When we decouple the IO from the business logic we can do simple and easy checks for handling exceptional conditions up by using mocks (like ours) which throw if their methods are called without being overridden. This makes for a very small, compact check that will very safely fail if the implementation fails to abort before calling IO on the condition checked.
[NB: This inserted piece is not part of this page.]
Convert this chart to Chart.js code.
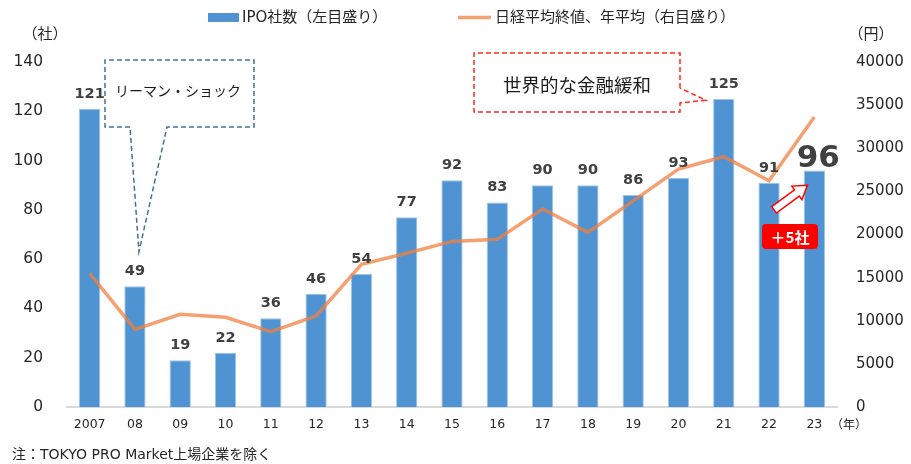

Checking only one invalid input at a time

There are three inputs to this method, tenantid, projectId, and reportId. Each one of them could be null. The test code above checks only one of those methods instead of all at once. This is because typical abort logic will stop processing upon hitting triggering the first guard condition. The actual implementation in the method looks like this:

if (tenantId == null || projectId == null || reportId == null) {
    throw Error(CommonSchema.NULLARGUMENT);
}

For the above, so long as tenantId is null, none of the others conditions will evaluate. This means that were there a bug such as the following, having only a check which confirms all three at once would miss the error:

// look closely at the typo which replaces == with ||
if (tenantId == null || projectId == null || reportId || null) {
    throw Error(CommonSchema.NULLARGUMENT);

Summing up…

The ideas I present here are not too unusual or new. These are pretty common design patterns that work well to keep code testable, architecture extensible, and tests more reliable. I like using real examples based on whatever I was doing in the last day or so because it show show ideas that may seem distant and conceptual when talked about abstractly can look when it is something you mean to keep and use for real.

The principles that I demonstrated in this example were:

  • isolating IO from business logic
  • keeping IO providers thin
  • owning conditional logic, errors, exception handling inside the unit
  • using mocks to define and enforce contracts

It is a pattern I use quite a lot, and it has worked well for me.